The latest escalation in the months-long standoff between protesters and police acting on behalf of the Dakota Access Pipeline came Thursday with more than a hundred new arrests. Some 200 local police officers in riot gear pushed the people off the land with armored tanks, and dispersed them with pepper spray.

As reported by The Guardian, Standing Rock Tribal Chairman David Archambault is requesting that the Obama administration send in federal troops to protect the people from the corporate state-sanctioned militants:
  DOJ can no longer ignore our requests. If harm comes to any who come here to stand in solidarity with us, it is on their watch. They must step in and hold the state of North Dakota and Morton County accountable for their acts of violence against innocent, prayerful people.
The Obama administration has asked DAPL to voluntarily halt construction until the review process has been completed, but DAPL has ignored these repeated requests. By deploying law enforcement to support DAPL construction, the State of North Dakota is collaborating with Energy Transfer Partners and escalating tensions.
We need our state and federal governments to bring justice and peace to our lands, not the force of armored vehicles.
We have repeatedly seen a disproportionate response from law enforcement to water protectors’ nonviolent exercise of their constitutional rights. Today we have witnessed people praying in peace, yet attacked with pepper spray, rubber bullets, sound and concussion cannons. We urge state and federal government agencies to give this tense situation their immediate and close attention. We also call on the thousands of water protectors who stand in solidarity with us against DAPL to remain in peace and prayer. Any act of violence hurts our cause and is not welcome here. We invite all supporters to join us in prayer that, ultimately, the right decision—the moral decision—is made to protect our people, our sacred places, our land and our resources.
We won’t step down from this fight. As peoples of this earth, we all need water. This is about our water, our rights, and our dignity as human beings.
The late ecologist Raymond Dasmann observed decades ago that World War III has already begun. And now there's no denying the fact that it's a war of late stage industrial human capitalists against the whole Earth and all its living things.
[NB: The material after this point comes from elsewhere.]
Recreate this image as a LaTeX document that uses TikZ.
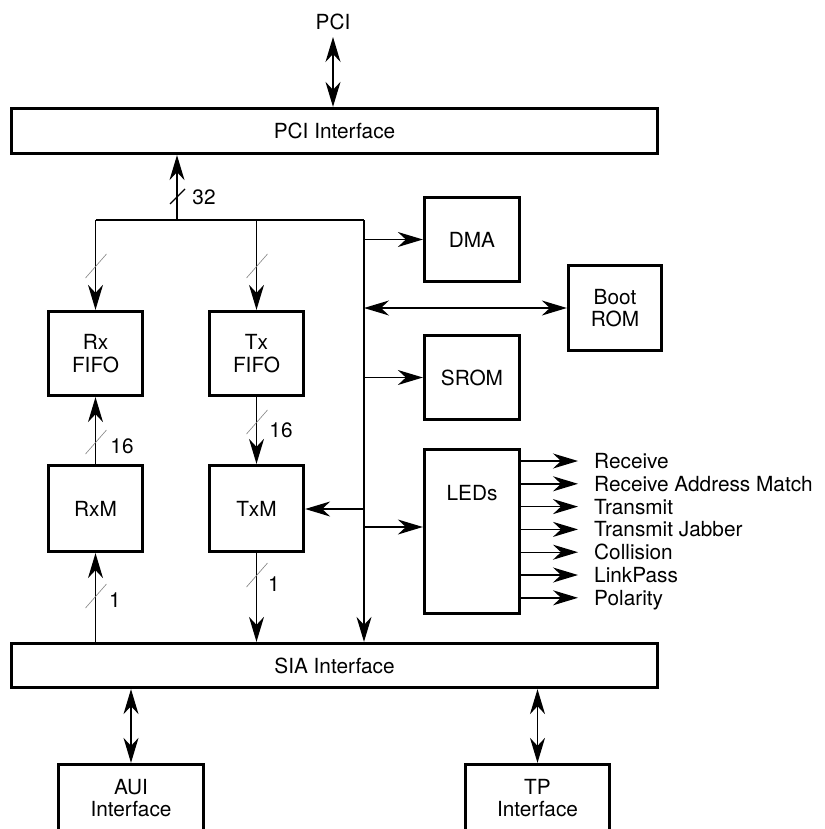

The greedsters haven't gotten the message that there is only so much you can deplete out of the planet in the Bundyesque name of "freedom" before the whole thing collapses in upon itself.

What he called The First Law of the Environment goes like this: "No matter how bad you think things are, the total reality is much worse."

And that is probably why climate change and the environment have not been considered fit topics for discussion in the quadrennial winner-take-all electoral sweepstakes which I have dubbed, quite aptly I think, Neoliberal Death Match 2016.